Webster defines affirmative action as “an effort to promote the rights or progress of other disadvantaged persons.” In education, affirmative action is found in school admissions procedures that use race as a factor in determining a prospective student’s competitiveness and value to the school. Over the last few decades, liberal lawmakers and judges have supported the right of schools to use affirmative action. Conservatives challenge it as discriminatory.
I think most of the arguments surrounding affirmative action are distracting or destructive. Beneath them there are two fundamental issues: what is fair and what promotes the social good. Let’s use the veil of ignorance to explore the first and the difference principle to explore the second.
First, let’s consider the fairness argument. Proponents often tout affirmative action as a necessary compensatory solution to the historic mistreatment of certain minorities. Give minorities an advantage now to make up for their disadvantage historically, they say.
Opponents then argue that the beneficiaries of affirmative action are often affluent African and Hispanic Americans. Poor whites get the shaft. Why should an affluent minority student have an advantage in admissions over a similarly affluent white student – or, for that matter, a less affluent white? If affirmative action exists as a compensatory tool to level the socioeconomic playing field, then income, not race, is the fairest factor.
This back and forth is pretty circular, and, in my mind, both proponents and opponents of affirmative action are right. From behind the veil of ignorance, it is hard to argue for or against affirmative action. The compensatory argument isn’t – or, at least, shouldn’t be – the central reason for admissions decisions.
The second reason for affirmative action ties in closely with Rawls’ difference principle, and it is this: schools want diversity. Schools aren’t choosing affirmative action for compensatory social reasons; they’re choosing affirmative action because they know that diversity in race, gender, class, religion, etc. improves the academic and social student experience. Schools want affirmative action.

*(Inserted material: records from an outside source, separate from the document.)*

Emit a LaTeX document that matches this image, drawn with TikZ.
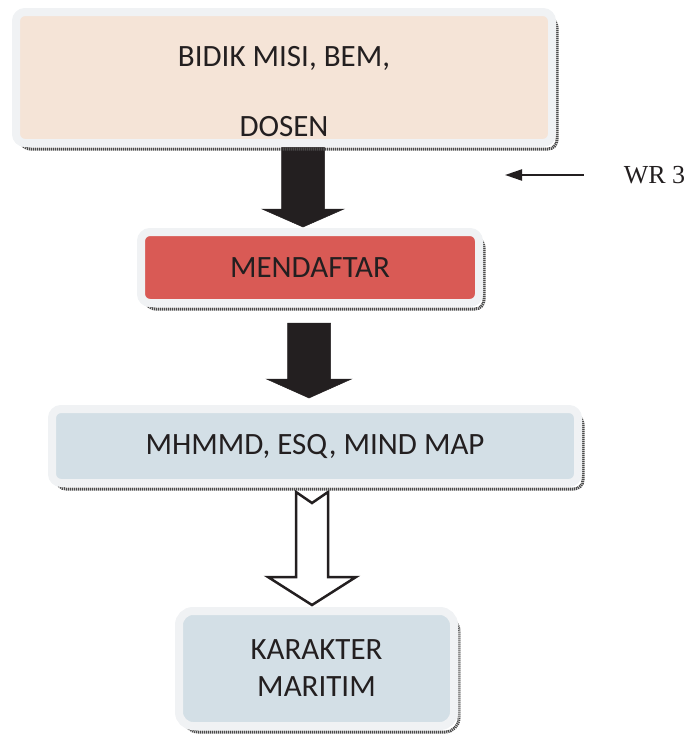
\documentclass[tikz,border=0pt]{standalone}
\usepackage{fontspec}
\setmainfont{Carlito}
\newfontfamily\wrfont{Liberation Serif}
\usetikzlibrary{positioning, calc, arrows.meta, backgrounds}
\definecolor{bordergray}{HTML}{F0F2F4}
\definecolor{peach}{HTML}{F5E4D7}
\definecolor{redfill}{HTML}{D95A55}
\definecolor{bluefill}{HTML}{D3DFE6}
\definecolor{textcol}{HTML}{231F20}
\definecolor{shadowgray}{HTML}{4A4A4A}
% block arrow: style, top, tip, shaft half width, head half width, head length
\newcommand{\blockarrow}[6]{%
  \draw[#1] ($(#3 |- #2)+(-#4,0)$) -- ($(#3)+(-#4,#6)$) -- ($(#3)+(-#5,#6)$) -- (#3)
    -- ($(#3)+(#5,#6)$) -- ($(#3)+(#4,#6)$) -- ($(#3 |- #2)+(#4,0)$) -- cycle;}

\begin{document}
\begin{tikzpicture}[x=1pt, y=1pt]
    \tikzstyle{box}=[draw=bordergray, line width=8pt, rounded corners=9pt, outer sep=0pt, inner sep=0pt,
      text=textcol, font=\fontsize{31}{37}\selectfont, align=center,
      preaction={draw=shadowgray, line width=3pt, dash pattern=on 1.2pt off 0.8pt,
        transform canvas={shift={(5pt,-6pt)}}}];
    \tikzstyle{boxtext}=[text=textcol, font=\fontsize{31}{37}\selectfont, align=center, inner sep=0pt];
    \tikzstyle{solidarrow}=[fill=textcol, draw=textcol, line width=0.5pt, line join=miter];
    \tikzstyle{hollowarrow}=[fill=white, draw=textcol, line width=2.5pt, line join=miter];
    \tikzstyle{thinarrow}=[draw=textcol, line width=2pt, -{Triangle[length=17pt, width=11pt]}];

    \useasboundingbox (0,0) rectangle (689,-734);

    \node[box, fill=peach, minimum width=536pt, minimum height=131pt] (bidik) at (284,-77.5) {};
    \node[boxtext] (bidiktext) at ([yshift=-14.5pt]bidik.center) {BIDIK MISI, BEM,\\[33pt]DOSEN};
    \node[box, fill=redfill, minimum width=338pt, minimum height=71pt, below=89pt of bidik, xshift=26pt] (daftar) {MENDAFTAR};
    \node[box, fill=bluefill, minimum width=526pt, minimum height=74pt, below=106pt of daftar, xshift=5pt] (metode) {MHMMD, ESQ, MIND MAP};
    \node[box, fill=bluefill, rounded corners=14pt, minimum width=275pt, minimum height=115pt, below=128pt of metode, xshift=1.5pt] (karakter) {KARAKTER\\MARITIM};

    \node[text=textcol, font=\wrfont\fontsize{26}{30}\selectfont, inner sep=0pt] (wr) at (654.5,-175) {WR 3};
    \coordinate (wrtip) at (505,-175);
    \draw[thinarrow] ([xshift=-40pt]wr.west) -- (wrtip);

    % block arrows between the boxes
    \coordinate (top1) at (bidik.south);
    \coordinate (tip1) at ($(daftar.north)+(-7,5)$);
    \coordinate (top2) at ($(daftar.south)+(0,-20)$);
    \coordinate (tip2) at ($(metode.north)+(-6,11)$);
    \coordinate (top3) at ($(metode.south)+(0,-9)$);
    \coordinate (tip3) at ($(karakter.north)+(-4.5,6)$);

    \begin{scope}[on background layer]
      \blockarrow{solidarrow}{top1}{tip1}{21.5}{41}{18}
      \blockarrow{solidarrow}{top2}{tip2}{21.5}{42.5}{19}
      \draw[hollowarrow] ($(tip3 |- top3)+(-16,0)$) -- ($(tip3)+(-16,28)$) -- ($(tip3)+(-44,28)$) -- (tip3)
        -- ($(tip3)+(44,28)$) -- ($(tip3)+(16,28)$) -- ($(tip3 |- top3)+(16,0)$) -- ($(tip3 |- top3)+(0,-11)$) -- cycle;
    \end{scope}
  \end{tikzpicture}
\end{document}
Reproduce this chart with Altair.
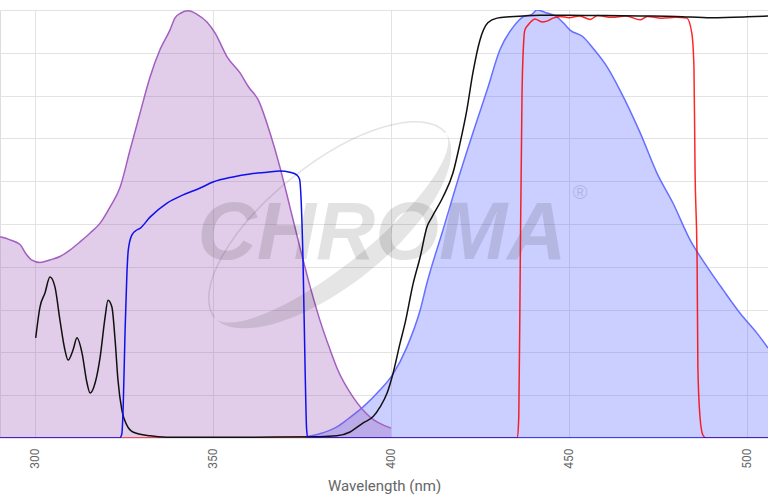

This argument is compelling. Affirmative action isn’t a government program; it is a choice by school admissions officers who realize that diversity is essential to success in the classroom.
Conservatives argue that in some instances, affirmative action sets up minority students to fail by putting them in rigorous academic environments in which they are not prepared to succeed. Ultimately the minority student, the school, and the white student over whom the minority student was accepted, all lose. Here affirmative action fails the difference principle test because it doesn’t end up benefiting the disadvantaged, nor do they benefit society overall.
However, schools know best. And many schools use affirmative action. Why? Because schools use it to admit students based on potential and not performance. For example, a minority student who overcame significant socioeconomic disadvantages to earn a 3.6 GPA may have more potential than a white student who enjoyed every socioeconomic advantage and ended up with a 3.7. The latter student performed better previously, but the former student has the potential to perform better next time if their relative advantages and disadvantages are erased – which they will be. Schools want kids with potential, and they want diversity in classroom discussions and social settings. Hence affirmative action.
Rawls’ difference principle supports affirmative action in these instances because it produces true equality of opportunity, produces diversity within the student body, and benefits the disadvantaged. I personally am comfortable with this, knowing that as a middle class white man I am likely to lose out on some opportunities. Is affirmative action unfair to me? Maybe. But is it best for society? Absolutely.
In short, the debate should not center on if we use affirmative action, but how we use it to most advance the social good accordance with the difference principle. Conservatives are right: we don’t want to set minority students to fail. But this doesn’t mean we abandon affirmative action as conservatives suggest. Instead, we should allow school administrators – who, after all, know best how to recruit, admit, and create student classes – to use affirmative action to help minority students with under-realized potential to succeed and maximize the social good.
I have found Rawls’ veil of ignorance theory and difference principle enormously helpful in thinking about affirmative action. These philosophical tools also help us construct solution-oriented models for considering other sociopolitical issues such as welfare, gun rights, immigration policy, and environmental advocacy. Let’s use them.